The complaint of book reviews is that non-muslims de-emphasize the Islamic aspect of Rumi, but I think it's OK if you're not a muslim, but like Rumi, that you don't go into what you don't really know about, and extract what makes sense to you. Rumi, in many ways, shucked off the formality of fundamental Islam, for freedom. Maybe those strictures feeling tight would give another feel to Rumi, but if you don't feel the strictures, you don't feel the strictures. You just like the freedom, and have your own strictures. (New Yorker article)
Love emerging from a structure, a tradition, a lifetime of scholarship, is glorious. Love smashes all the arbitrary separators of class, gender, sexuality, sect, etc.
I really should go to the Chan center in Elmhurst to connect with sangha, but when I went a tall bald female monk said, "Oh Triratna, you have no lineage, we have two lineages." Now lineage is important, I'm not brushing it away, but so literal a mind, seemed unworthy of the deep Buddhism I aspire to practice.
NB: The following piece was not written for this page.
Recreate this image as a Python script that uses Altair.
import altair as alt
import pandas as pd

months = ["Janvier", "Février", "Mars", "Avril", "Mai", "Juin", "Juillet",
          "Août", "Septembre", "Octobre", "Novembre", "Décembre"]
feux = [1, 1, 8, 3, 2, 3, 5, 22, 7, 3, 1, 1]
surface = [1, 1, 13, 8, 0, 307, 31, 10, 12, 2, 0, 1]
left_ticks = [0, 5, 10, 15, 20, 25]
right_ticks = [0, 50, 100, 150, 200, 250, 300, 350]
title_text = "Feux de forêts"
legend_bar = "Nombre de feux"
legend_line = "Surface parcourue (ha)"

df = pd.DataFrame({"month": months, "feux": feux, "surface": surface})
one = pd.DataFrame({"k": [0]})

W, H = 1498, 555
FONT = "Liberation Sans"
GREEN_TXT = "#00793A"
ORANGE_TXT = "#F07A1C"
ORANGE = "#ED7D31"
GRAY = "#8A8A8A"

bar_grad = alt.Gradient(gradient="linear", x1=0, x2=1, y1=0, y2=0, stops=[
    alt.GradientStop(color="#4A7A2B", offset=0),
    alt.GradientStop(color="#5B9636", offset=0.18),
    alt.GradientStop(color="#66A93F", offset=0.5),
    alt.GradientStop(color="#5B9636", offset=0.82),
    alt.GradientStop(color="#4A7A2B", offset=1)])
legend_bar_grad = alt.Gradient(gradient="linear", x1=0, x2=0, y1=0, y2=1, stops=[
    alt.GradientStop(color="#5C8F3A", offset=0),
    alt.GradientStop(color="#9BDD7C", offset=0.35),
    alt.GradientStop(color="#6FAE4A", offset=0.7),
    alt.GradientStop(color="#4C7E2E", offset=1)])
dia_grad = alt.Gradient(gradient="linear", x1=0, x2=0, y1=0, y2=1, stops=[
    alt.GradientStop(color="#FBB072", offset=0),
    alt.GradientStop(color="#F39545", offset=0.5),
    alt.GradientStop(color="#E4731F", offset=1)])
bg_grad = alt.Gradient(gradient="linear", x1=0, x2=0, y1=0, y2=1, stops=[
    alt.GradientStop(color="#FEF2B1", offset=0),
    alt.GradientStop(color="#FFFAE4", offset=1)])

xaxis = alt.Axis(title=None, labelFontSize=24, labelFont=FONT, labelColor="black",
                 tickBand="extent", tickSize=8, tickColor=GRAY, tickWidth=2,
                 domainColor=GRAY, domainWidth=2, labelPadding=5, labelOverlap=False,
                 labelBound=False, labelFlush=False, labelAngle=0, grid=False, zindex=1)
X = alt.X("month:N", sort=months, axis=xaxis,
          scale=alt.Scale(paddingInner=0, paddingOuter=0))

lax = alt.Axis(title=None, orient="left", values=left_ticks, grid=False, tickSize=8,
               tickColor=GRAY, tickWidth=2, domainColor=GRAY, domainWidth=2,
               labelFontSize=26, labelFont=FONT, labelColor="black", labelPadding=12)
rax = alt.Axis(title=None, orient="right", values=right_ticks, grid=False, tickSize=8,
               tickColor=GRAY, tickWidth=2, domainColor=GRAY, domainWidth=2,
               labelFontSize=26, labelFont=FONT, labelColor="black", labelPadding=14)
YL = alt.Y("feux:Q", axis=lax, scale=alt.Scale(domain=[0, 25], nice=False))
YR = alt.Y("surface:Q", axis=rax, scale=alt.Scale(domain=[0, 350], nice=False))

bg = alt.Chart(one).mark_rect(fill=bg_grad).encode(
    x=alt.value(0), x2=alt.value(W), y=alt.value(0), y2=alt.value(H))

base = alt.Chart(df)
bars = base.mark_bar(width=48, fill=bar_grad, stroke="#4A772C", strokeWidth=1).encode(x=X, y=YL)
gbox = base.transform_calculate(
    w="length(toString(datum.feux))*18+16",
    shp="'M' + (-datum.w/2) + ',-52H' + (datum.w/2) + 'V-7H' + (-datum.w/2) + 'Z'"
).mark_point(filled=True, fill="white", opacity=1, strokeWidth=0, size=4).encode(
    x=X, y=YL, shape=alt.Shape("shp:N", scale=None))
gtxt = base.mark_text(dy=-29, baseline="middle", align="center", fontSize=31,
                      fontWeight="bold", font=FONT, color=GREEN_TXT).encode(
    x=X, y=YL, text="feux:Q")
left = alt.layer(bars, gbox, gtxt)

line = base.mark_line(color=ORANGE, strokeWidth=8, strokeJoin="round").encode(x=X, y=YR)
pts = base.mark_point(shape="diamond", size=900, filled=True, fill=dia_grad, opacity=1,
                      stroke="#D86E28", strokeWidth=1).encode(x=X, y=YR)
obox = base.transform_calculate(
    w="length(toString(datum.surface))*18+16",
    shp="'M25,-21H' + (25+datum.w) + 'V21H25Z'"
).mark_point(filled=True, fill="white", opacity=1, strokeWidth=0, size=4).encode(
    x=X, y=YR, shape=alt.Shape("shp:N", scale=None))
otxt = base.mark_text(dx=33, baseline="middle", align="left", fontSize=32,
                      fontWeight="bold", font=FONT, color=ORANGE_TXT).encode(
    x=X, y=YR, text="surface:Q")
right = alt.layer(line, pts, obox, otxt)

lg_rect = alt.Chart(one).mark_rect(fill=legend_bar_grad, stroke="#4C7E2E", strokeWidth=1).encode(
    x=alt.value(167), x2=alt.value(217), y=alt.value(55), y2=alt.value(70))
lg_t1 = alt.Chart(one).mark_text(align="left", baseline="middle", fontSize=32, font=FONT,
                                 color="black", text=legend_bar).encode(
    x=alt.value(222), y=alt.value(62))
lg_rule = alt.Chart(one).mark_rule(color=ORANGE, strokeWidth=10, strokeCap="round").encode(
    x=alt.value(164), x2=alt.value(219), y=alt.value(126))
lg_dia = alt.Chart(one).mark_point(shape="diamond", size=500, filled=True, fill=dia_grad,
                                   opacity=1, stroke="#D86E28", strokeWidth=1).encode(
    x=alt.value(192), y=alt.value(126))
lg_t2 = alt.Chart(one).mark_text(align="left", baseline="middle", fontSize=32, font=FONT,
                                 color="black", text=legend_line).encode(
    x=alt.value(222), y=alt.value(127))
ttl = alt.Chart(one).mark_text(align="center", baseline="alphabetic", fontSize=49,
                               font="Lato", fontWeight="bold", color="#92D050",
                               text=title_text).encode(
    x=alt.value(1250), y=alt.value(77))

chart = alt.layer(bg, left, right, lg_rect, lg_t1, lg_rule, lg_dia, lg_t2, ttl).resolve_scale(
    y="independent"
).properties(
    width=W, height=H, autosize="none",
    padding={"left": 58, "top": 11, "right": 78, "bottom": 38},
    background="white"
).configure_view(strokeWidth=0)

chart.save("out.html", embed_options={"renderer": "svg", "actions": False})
Love destroys these kind of barriers to love. Lineage is beautiful and wonderful.
One must accept the banishment from the beloved sangha as the natural consequences of ethical misconduct.
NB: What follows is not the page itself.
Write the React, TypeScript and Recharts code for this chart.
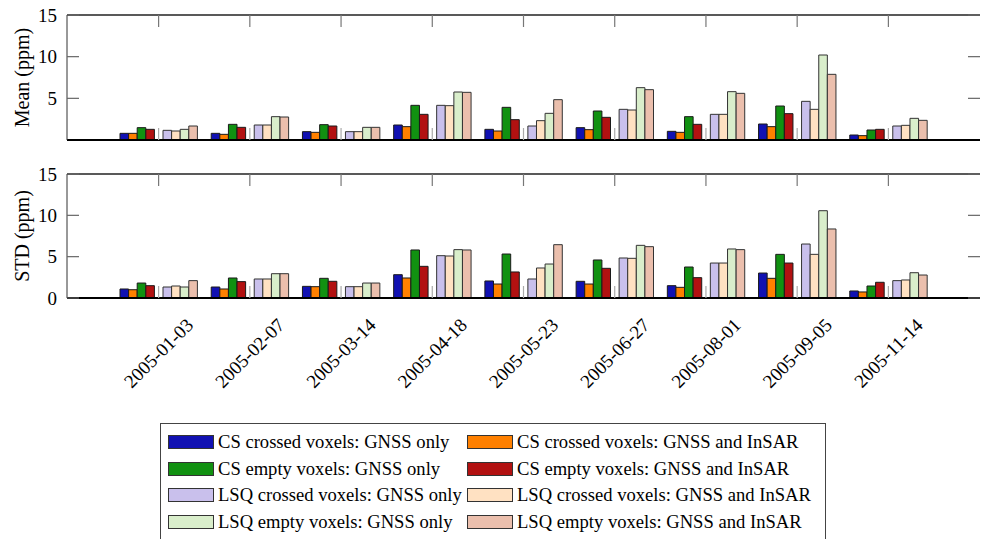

I must be a solitary practitioner from my chosen sangha. The sangha is allowed to make the mistake of pushing you away unjustly. The sangha is not perfect, or enlightened yet, but they are trying. They can't waste energy. I tried to return after many years, but hey superficially judged me unworthy. I shall not try again. They are wrong, and I and healed and pure, their lack of vision shows how impure and unhealed they are. It doesn't matter, I still love the time i spent in the bosom of the sangha, and learned so much. Forever solitary, like the great mountain poets of China. It's OK to be rejected by imperfect being you want to connect to, I shall take it as a lesson and strive on.
Somehow I lucked on a practitioner far away. He doesn't seem to mind my quirks so far. He is young but he sees deeply. Though he tries to be casual, he is deep and committed.
I have found a new sangha, foreign, far away. It fits just right, I am forgiven and appreciated. I have not hidden my past misconduct, indeed, I lament about it probably too much. I shall work to be worthy of their love, and be loving in return.